Earlier this month was BarCamp Canberra 2010, this city's third BarCamp event. Having never been to one, I thought it was high time I checked it out. Given that most of the attendees would be unfamiliar with Ruby, it was also a prime opportunity to give an introductory-level talk. I chose to talk about Sinatra, since it was small enough to allow for a good overview in the 20-minute time slot.
This was my first long-form presentation, and I'm happy with how it went. I had an interested audience with some good questions, and we were even able to fit in a live deployment of a sample app to Heroku. Hopefully I also attracted a few more people to our Canberra Ruby Crew meets!
The talk was written in showoff, Scott Chacon's Sinatra application for building browser-based slides.

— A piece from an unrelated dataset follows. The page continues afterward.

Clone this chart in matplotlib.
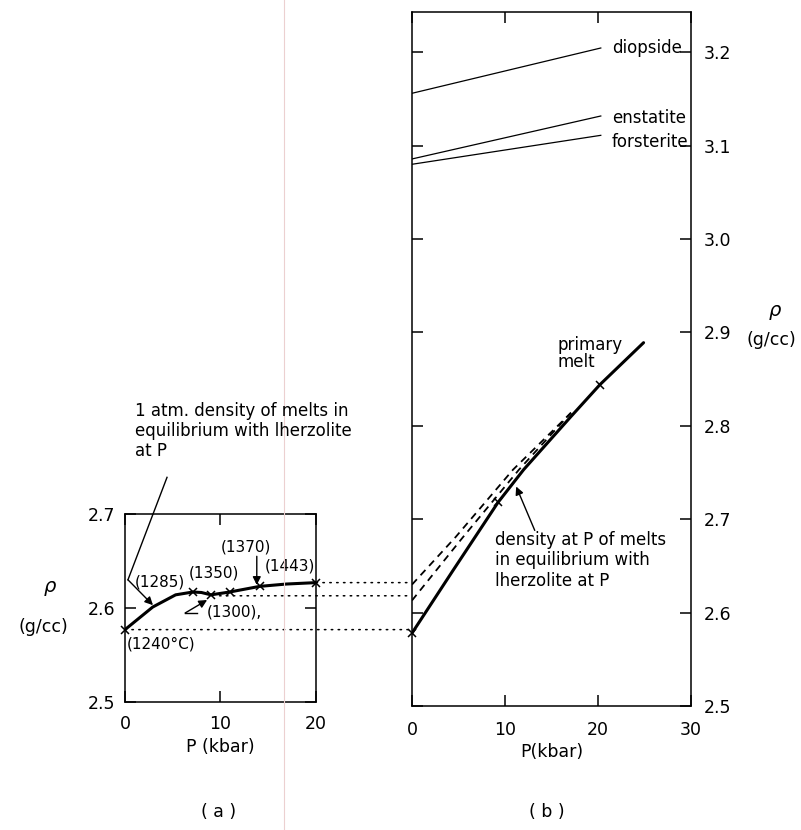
import matplotlib
matplotlib.use('Agg')
import matplotlib.pyplot as plt
from matplotlib.patches import ConnectionPatch
from matplotlib.lines import Line2D
from matplotlib.transforms import blended_transform_factory

plt.rcParams['font.family'] = 'DejaVu Sans'
plt.rcParams['font.size'] = 12

###############################################################
# data
###############################################################
# (a) 1 atm. density of melts in equilibrium with lherzolite at P
p_atm = [0, 2.9, 5.3, 7.1, 8.0, 9.0, 10.95, 14.1, 16.9, 20.0]
rho_atm = [2.577, 2.601, 2.614, 2.617, 2.6165, 2.614, 2.617, 2.623, 2.6255, 2.627]
p_atm_marks = [0, 7.1, 9.0, 10.95, 14.1, 20.0]
rho_atm_marks = [2.577, 2.617, 2.614, 2.617, 2.623, 2.627]

# (b) primary melt, density at P
p_melt = [0, 4.4, 9.25, 12.0, 17.1, 20.2, 24.9]
rho_melt = [2.578, 2.645, 2.718, 2.753, 2.810, 2.844, 2.889]
p_melt_marks = [0, 9.25, 20.2]
rho_melt_marks = [2.578, 2.718, 2.844]

# dashed curves starting from the (1443) and (1300) melts
p_dash_hi = [0, 4.7, 10.86, 17.1]
rho_dash_hi = [2.630, 2.681, 2.753, 2.814]
p_dash_lo = [0, 5.5, 11.5, 17.1]
rho_dash_lo = [2.613, 2.681, 2.753, 2.814]

# minerals
p_min = [0, 20.3]
rho_diopside = [3.156, 3.2045]
rho_enstatite = [3.0857, 3.1317]
rho_forsterite = [3.080, 3.111]

# temperatures along the 1 atm curve
temp_labels = ['(1240°C)', '(1285)', '(1300),', '(1350)', '(1370)', '(1443)']

# melts carried across from (a) to (b): start P in (a), density
link_p = [20.0, 9.9, 0.0]
link_rho = [2.627, 2.613, 2.577]

##################################################
# figure and axes
##################################################
fig = plt.figure(figsize=(8.01, 8.30), dpi=100)
axa = fig.add_axes([125 / 801, 1 - 702 / 830, 191 / 801, 188 / 830])
axb = fig.add_axes([412 / 801, 1 - 706 / 830, 279 / 801, 694 / 830])

lw_axis = 1.1
for ax in (axa, axb):
    for s in ax.spines.values():
        s.set_linewidth(lw_axis)
    ax.tick_params(direction='in', length=8, width=lw_axis, top=True, right=True,
                   labelsize=12.5)

##################################################
# plot (a)
##################################################
axa.set_xlim(0, 20)
axa.set_ylim(2.5, 2.7)
axa.set_xticks([0, 10, 20])
axa.set_yticks([2.5, 2.6, 2.7])
axa.set_yticklabels(['2.5', '2.6', '2.7'])
axa.tick_params(axis='x', pad=9)
axa.tick_params(axis='y', pad=7)
axa.set_xlabel('P (kbar)', fontsize=12.5, labelpad=4)

axa.plot(p_atm, rho_atm, color='black', linewidth=2.2, solid_capstyle='round')
axa.plot(p_atm_marks, rho_atm_marks, linestyle='none', marker='x', color='black',
         markersize=6, markeredgewidth=1.1, clip_on=False)

ann = dict(fontsize=11, color='black')
axa.text(0.2, 2.562, temp_labels[0], ha='left', va='center', **ann)
axa.text(3.66, 2.628, temp_labels[1], ha='center', va='center', **ann)
axa.text(8.6, 2.596, temp_labels[2], ha='left', va='center', **ann)
axa.text(9.3, 2.637, temp_labels[3], ha='center', va='center', **ann)
axa.text(12.7, 2.665, temp_labels[4], ha='center', va='center', **ann)
axa.text(17.3, 2.645, temp_labels[5], ha='center', va='center', **ann)

arrow = dict(arrowstyle='-|>', color='black', lw=1.0, mutation_scale=12,
             shrinkA=0, shrinkB=0)
# leader from the 1 atm. note down to the curve
axa.plot([4.4, 0.31], [2.739, 2.630], color='black', lw=1.0, clip_on=False)
axa.annotate('', xy=(2.93, 2.603), xytext=(0.31, 2.630), arrowprops=arrow)
axa.annotate('', xy=(13.8, 2.6245), xytext=(13.8, 2.655), arrowprops=arrow)
axa.annotate('', xy=(8.6, 2.6085), xytext=(6.3, 2.5947), arrowprops=arrow)
axa.plot([6.3, 7.5], [2.5947, 2.5947], color='black', lw=1.0)

fig.text(135 / 801, 1 - 402 / 830,
         '1 atm. density of melts in\nequilibrium with lherzolite\nat P',
         ha='left', va='top', fontsize=12, linespacing=1.15)

fig.text(50 / 801, 1 - 588 / 830, r'$\rho$', ha='center', va='center', fontsize=14)
fig.text(43 / 801, 1 - 627 / 830, '(g/cc)', ha='center', va='center', fontsize=12.5)

##################################################
# plot (b)
##################################################
axb.set_xlim(0, 30)
axb.set_ylim(2.5, 2.5 + 694 / 934)
axb.set_xticks([0, 10, 20, 30])
axb.set_yticks([2.5, 2.6, 2.7, 2.8, 2.9, 3.0, 3.1, 3.2])
axb.set_yticklabels(['2.5', '2.6', '2.7', '2.8', '2.9', '3.0', '3.1', '3.2'])
axb.tick_params(left=True, labelleft=False, labelright=True)
axb.tick_params(axis='x', pad=11)
axb.tick_params(axis='y', pad=9)
axb.set_xlabel('P(kbar)', fontsize=12.5, labelpad=3)

axb.plot(p_melt, rho_melt, color='black', linewidth=2.2, solid_capstyle='round')
axb.plot(p_melt_marks, rho_melt_marks, linestyle='none', marker='x', color='black',
         markersize=6, markeredgewidth=1.1, clip_on=False)
axb.plot(p_dash_hi, rho_dash_hi, color='black', linewidth=1.3, linestyle=(0, (4, 3)))
axb.plot(p_dash_lo, rho_dash_lo, color='black', linewidth=1.3, linestyle=(0, (4, 3)))

axb.plot(p_min, rho_diopside, color='black', linewidth=0.9)
axb.plot(p_min, rho_enstatite, color='black', linewidth=0.9)
axb.plot(p_min, rho_forsterite, color='black', linewidth=0.9)
axb.text(21.5, 3.204, 'diopside', ha='left', va='center', fontsize=12)
axb.text(21.5, 3.130, 'enstatite', ha='left', va='center', fontsize=12)
axb.text(21.5, 3.104, 'forsterite', ha='left', va='center', fontsize=12)

axb.text(15.6, 2.896, 'primary\nmelt', ha='left', va='top', fontsize=12, linespacing=0.95)
axb.text(8.9, 2.687, 'density at P of melts\nin equilibrium with\nlherzolite at P',
         ha='left', va='top', fontsize=12, linespacing=1.15)
axb.annotate('', xy=(11.2, 2.735), xytext=(13.2, 2.688), arrowprops=arrow)

fig.text(775 / 801, 1 - 312 / 830, r'$\rho$', ha='center', va='center', fontsize=14)
fig.text(771 / 801, 1 - 340 / 830, '(g/cc)', ha='center', va='center', fontsize=12.5)

##################################################
# dotted links between the two panels (kept level)
##################################################
to_b = blended_transform_factory(axb.transAxes, axa.transData)
for p, r in zip(link_p, link_rho):
    con = ConnectionPatch(xyA=(p, r), coordsA=axa.transData, xyB=(0, r), coordsB=to_b,
                          color='black', lw=1.1, linestyle=(0, (1, 3.5)))
    fig.add_artist(con)

##################################################
# panel letters and page crease
##################################################
fig.text(219 / 801, 1 - 812 / 830, '( a )', ha='center', va='center', fontsize=12.5)
fig.text(547 / 801, 1 - 812 / 830, '( b )', ha='center', va='center', fontsize=12.5)
fig.add_artist(Line2D([284 / 801, 284 / 801], [0, 1], transform=fig.transFigure,
                      color='#ecd0d0', lw=0.8))

fig.savefig('out.png', dpi=100)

I suggest you give showoff a go for your next talk; I thoroughly enjoyed the process of using it to create mine. It freed me from the burden of colours, transitions, layout, and positioning, and let me concentrate on the most important aspect of my talk, its content. It also means that you can view the slides online (thanks, Heroku!) as well as their source code.
The BarCamp Canberra organisers did a great job: everything went smoothly and the turnout was excellent. It was interesting for me to see the goings-on outside the Ruby circuit that I usually frequent. Max and I were also able to showoff our little web/iPhone hybrid app we built using Symphony and Titanium.

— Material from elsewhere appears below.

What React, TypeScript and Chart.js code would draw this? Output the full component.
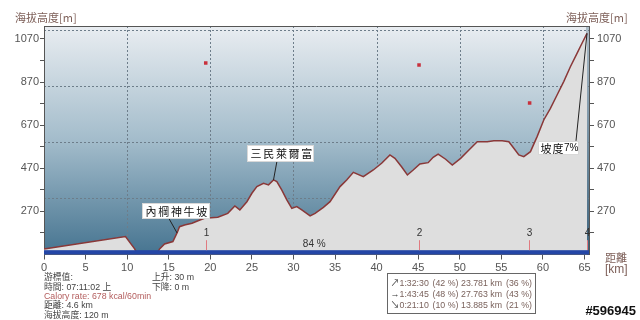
import React, { useEffect, useRef } from "react";
import { Chart, registerables } from "chart.js";

Chart.register(...registerables);

// ---- data ----
const distanceKm = [0, 9.8, 10.9, 11.2, 13.6, 13.9, 14.5, 15.5, 16.0, 16.3, 16.9, 17.8, 18.6, 19.3, 20.9, 22.1, 22.95, 23.55, 24.4, 25.0, 25.6, 26.4, 27.0, 27.6, 28.0, 28.6, 29.2, 29.8, 30.4, 31.0, 32.0, 32.6, 33.6, 34.4, 35.6, 36.4, 37.2, 38.4, 39.6, 40.6, 41.6, 42.2, 43.0, 43.7, 44.4, 45.2, 46.2, 46.8, 47.4, 48.3, 49.1, 50.1, 51.1, 52.1, 53.3, 54.1, 55.1, 55.9, 56.5, 57.1, 57.7, 58.5, 59.3, 60.1, 60.9, 61.7, 62.5, 63.3, 64.1, 64.7, 65.3];
const elevationM = [96, 153, 96, 75, 75, 96, 119, 130, 170, 199, 207, 215, 228, 238, 243, 261, 295, 277, 315, 354, 385, 400, 393, 416, 408, 369, 323, 284, 292, 277, 249, 261, 289, 315, 385, 416, 451, 431, 462, 493, 532, 516, 477, 439, 462, 490, 496, 521, 536, 512, 485, 516, 555, 593, 593, 598, 598, 593, 563, 532, 524, 547, 617, 694, 748, 810, 872, 941, 1003, 1050, 1096];

const waypointKm = [19.45, 45.1, 58.4];
const waypointM = [958, 949, 773];

const markerKm = [19.45, 45.1, 58.35, 65.3];
const markerLabels = ["1", "2", "3", "4"];
const barPercentLabel = "84 %";
const barPercentKm = 32.5;

const xTickKm = [0, 5, 10, 15, 20, 25, 30, 35, 40, 45, 50, 55, 60, 65];
const yTickM = [170, 270, 370, 470, 570, 670, 770, 870, 970, 1070];
const yLabelM = [270, 470, 670, 870, 1070];
const gridKm = [10, 20, 30, 40, 50, 60];
const gridM = [330, 590, 850, 1110];

const annotationLabels = ["三民萊爾富", "內棡神牛坡", "坡度7%"];
const annotationKm = [27.6, 16.0, 65.3];
const annotationM = [416, 170, 1096];

const infoLeft = ["游標值:", "時間: 07:11:02 上", "Calory rate: 678 kcal/60min", "距離: 4.6 km", "海拔高度: 120 m"];
const infoMid = ["上升: 30 m", "下降: 0 m"];
const statArrows = ["↗", "→", "↘"];
const statTimes = ["1:32:30", "1:43:45", "0:21:10"];
const statTimePct = ["(42 %)", "(48 %)", "(10 %)"];
const statDist = ["23.781 km", "27.763 km", "13.885 km"];
const statDistPct = ["(36 %)", "(43 %)", "(21 %)"];
const watermark = "#596945";

const SANS = '"Liberation Sans", Arial, "Noto Sans CJK TC", sans-serif';
const CJK = '"Noto Sans CJK TC", "Liberation Sans", sans-serif';

const decorPlugin = {
  id: "decor",
  beforeDraw(chart: any) {
    const { ctx, chartArea: a } = chart;
    const xs = chart.scales.x;
    const ys = chart.scales.y;
    ctx.save();
    ctx.fillStyle = "#ffffff";
    ctx.fillRect(0, 0, chart.width, chart.height);
    const g = ctx.createLinearGradient(0, a.top, 0, a.bottom);
    g.addColorStop(0, "#e9edf1");
    g.addColorStop(0.5, "#a3bccb");
    g.addColorStop(1, "#467490");
    ctx.fillStyle = g;
    ctx.fillRect(a.left, a.top, a.right - a.left, a.bottom - a.top);
    // strip beyond data end
    const xe = xs.getPixelForValue(distanceKm[distanceKm.length - 1]) - 1;
    const g2 = ctx.createLinearGradient(0, a.top, 0, a.bottom);
    g2.addColorStop(0, "#aebdc8");
    g2.addColorStop(1, "#3c627c");
    ctx.fillStyle = g2;
    ctx.fillRect(xe, a.top, a.right - xe, a.bottom - a.top);
    // dotted grid
    ctx.strokeStyle = "#6d7d8a";
    ctx.lineWidth = 1;
    ctx.setLineDash([2, 2]);
    gridKm.forEach((v) => {
      const x = Math.round(xs.getPixelForValue(v)) + 0.5;
      ctx.beginPath();
      ctx.moveTo(x, a.top);
      ctx.lineTo(x, a.bottom);
      ctx.stroke();
    });
    gridM.forEach((v) => {
      const y = Math.round(ys.getPixelForValue(v)) + 0.5;
      ctx.beginPath();
      ctx.moveTo(a.left, y);
      ctx.lineTo(a.right, y);
      ctx.stroke();
    });
    ctx.restore();
  },
  afterDatasetsDraw(chart: any) {
    const { ctx, chartArea: a } = chart;
    const xs = chart.scales.x;
    const ys = chart.scales.y;
    ctx.save();
    // blue bar
    const barTop = ys.getPixelForValue(90);
    ctx.fillStyle = "#2446a6";
    ctx.fillRect(a.left, barTop, a.right - a.left, a.bottom - barTop);
    // markers
    ctx.font = "10px " + SANS;
    ctx.textAlign = "center";
    ctx.textBaseline = "middle";
    markerKm.forEach((k, i) => {
      const x = Math.round(xs.getPixelForValue(k)) + 0.5;
      ctx.strokeStyle = "#e07a80";
      ctx.lineWidth = 1;
      ctx.beginPath();
      ctx.moveTo(x, barTop - 10);
      ctx.lineTo(x, barTop);
      ctx.stroke();
      ctx.fillStyle = "#333";
      ctx.fillText(markerLabels[i], x, barTop - 16.5);
    });
    ctx.fillStyle = "#333";
    ctx.fillText(barPercentLabel, xs.getPixelForValue(barPercentKm), barTop - 5.5);
    // top border
    ctx.strokeStyle = "#555";
    ctx.beginPath();
    ctx.moveTo(a.left, Math.round(a.top) + 0.5);
    ctx.lineTo(a.right, Math.round(a.top) + 0.5);
    ctx.stroke();
    // annotations
    const layouts = [
      { dx: -26.5, dy: -35, w: 66, h: 16, lx: 3.5, ly: -19 },
      { dx: -35, dy: -30, w: 67, h: 15, lx: -9, ly: -16 },
      { dx: -49, dy: 107.5, w: 40, h: 13, lx: -11, ly: 107.5 },
    ];
    annotationLabels.forEach((t, i) => {
      const px = xs.getPixelForValue(annotationKm[i]);
      const py = ys.getPixelForValue(annotationM[i]);
      const L = layouts[i];
      const bx = Math.round(px + L.dx) + 0.5;
      const by = Math.round(py + L.dy) + 0.5;
      ctx.strokeStyle = "#222";
      ctx.lineWidth = 1;
      ctx.beginPath();
      ctx.moveTo(px + L.lx, py + L.ly);
      ctx.lineTo(px, py);
      ctx.stroke();
      ctx.fillStyle = "#ffffff";
      ctx.fillRect(bx, by, L.w, L.h);
      ctx.strokeStyle = "#d8d8d8";
      ctx.strokeRect(bx, by, L.w, L.h);
      ctx.fillStyle = "#111";
      ctx.textAlign = "left";
      ctx.textBaseline = "middle";
      const chars = Array.from(t);
      if (i < 2) {
        ctx.font = "11px " + CJK;
        chars.forEach((c, j) => ctx.fillText(c, bx + 3 + j * 12.7, by + L.h / 2 + 0.5));
      } else {
        ctx.font = "11px " + CJK;
        ctx.fillText(chars[0], bx + 2, by + L.h / 2 + 0.5);
        ctx.fillText(chars[1], bx + 14, by + L.h / 2 + 0.5);
        ctx.font = "10px " + SANS;
        ctx.fillText("7%", bx + 25.5, by + L.h / 2 + 0.5);
      }
    });
    ctx.restore();
  },
  afterDraw(chart: any) {
    const { ctx } = chart;
    ctx.save();
    ctx.textBaseline = "middle";
    ctx.textAlign = "left";
    ctx.fillStyle = "#7d5f58";
    ctx.font = "11px " + CJK;
    ctx.fillText("海拔高度[m]", 15, 18);
    ctx.fillText("海拔高度[m]", 566, 18);
    ctx.fillText("距離", 605, 258);
    ctx.font = "12px " + SANS;
    ctx.fillText("[km]", 605, 270);
    // info left
    ctx.font = "8.8px " + SANS;
    infoLeft.forEach((t, i) => {
      ctx.fillStyle = i === 2 ? "#b35c5c" : "#444";
      ctx.fillText(t, 44, 278 + i * 9.3);
    });
    ctx.fillStyle = "#444";
    infoMid.forEach((t, i) => ctx.fillText(t, 152, 278 + i * 9.3));
    // stats box
    ctx.fillStyle = "#ffffff";
    ctx.fillRect(387.5, 273.5, 148, 40);
    ctx.strokeStyle = "#666";
    ctx.lineWidth = 1;
    ctx.strokeRect(387.5, 273.5, 148, 40);
    for (let i = 0; i < 3; i++) {
      const y = 284 + i * 11;
      ctx.fillStyle = "#333";
      ctx.font = "9px " + SANS;
      ctx.fillText(statArrows[i], 390.5, y);
      ctx.fillStyle = "#7a625c";
      ctx.font = "8.8px " + SANS;
      ctx.fillText(statTimes[i], 399.5, y);
      ctx.fillText(statTimePct[i], 432.5, y);
      ctx.fillText(statDist[i], 461, y);
      ctx.fillText(statDistPct[i], 506, y);
    }
    // watermark
    ctx.font = "bold 13px " + SANS;
    ctx.textAlign = "right";
    ctx.lineWidth = 2;
    ctx.strokeStyle = "#ffffff";
    ctx.strokeText(watermark, 636, 311);
    ctx.fillStyle = "#111";
    ctx.fillText(watermark, 636, 311);
    ctx.restore();
  },
};

export default function App() {
  const ref = useRef<HTMLCanvasElement | null>(null);
  useEffect(() => {
    if (!ref.current) return;
    const profile = distanceKm.map((d, i) => ({ x: d, y: elevationM[i] }));
    const points = waypointKm.map((d, i) => ({ x: d, y: waypointM[i] }));
    const yAxisCommon = {
      type: "linear" as const,
      min: 70,
      max: 1130,
      afterBuildTicks: (s: any) => {
        s.ticks = yTickM.map((v) => ({ value: v }));
      },
      ticks: {
        autoSkip: false,
        color: "#555",
        font: { family: SANS, size: 11 },
        callback: (v: any) => (yLabelM.includes(Number(v)) ? String(v) : ""),
      },
      grid: { drawOnChartArea: false, drawTicks: true, color: "#555" },
      border: { display: true, color: "#555" },
    };
    const chart = new Chart(ref.current, {
      type: "line",
      data: {
        datasets: [
          {
            type: "scatter" as any,
            data: points,
            pointStyle: "rect",
            pointRadius: 2.5,
            backgroundColor: "#c8303c",
            borderWidth: 0,
            order: 0,
          } as any,
          {
            data: profile,
            borderColor: "#8a3838",
            borderWidth: 1.5,
            backgroundColor: "#dedede",
            fill: "start",
            pointRadius: 0,
            tension: 0,
            order: 1,
          },
        ],
      },
      plugins: [decorPlugin],
      options: {
        responsive: false,
        animation: false,
        events: [],
        layout: { padding: { top: 26, left: 0, right: 0, bottom: 0 } },
        plugins: { legend: { display: false }, tooltip: { enabled: false } },
        scales: {
          x: {
            type: "linear",
            min: 0,
            max: 65.54,
            afterBuildTicks: (s: any) => {
              s.ticks = xTickKm.map((v) => ({ value: v }));
            },
            afterFit: (s: any) => {
              s.height = 65.5;
            },
            ticks: { autoSkip: false, maxRotation: 0, color: "#555", padding: 2, font: { family: SANS, size: 11 } },
            grid: { drawOnChartArea: false, drawTicks: true, tickLength: 5, color: "#555" },
            border: { display: true, color: "#555" },
          },
          y: {
            ...yAxisCommon,
            position: "left",
            afterFit: (s: any) => {
              s.width = 44;
            },
            ticks: { ...yAxisCommon.ticks, padding: 1 },
            grid: { ...yAxisCommon.grid, tickLength: 4 },
          },
          y2: {
            ...yAxisCommon,
            position: "right",
            afterFit: (s: any) => {
              s.width = 51;
            },
            ticks: { ...yAxisCommon.ticks, padding: 3 },
            grid: { ...yAxisCommon.grid, tickLength: 5 },
          },
        } as any,
      },
    });
    return () => chart.destroy();
  }, []);
  return (
    <div style={{ position: "fixed", left: 0, top: 0, width: 640, height: 320, background: "#fff" }}>
      <canvas ref={ref} width={640} height={320} style={{ display: "block", width: 640, height: 320 }} />
    </div>
  );
}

The proclaimed outcome of the day (according to twitter, anyway) was an increased motivation to go out and do, the program of talks was a little light on the kind of hands-on technical topics that equip people to take action and create something. In this way, I think that Ruby hackers or other web or application developers are in a position to make an important contribution to BarCamps or other similar events. It's a great opportunity to revisit the basics (or even hit on something advanced) and share it with others.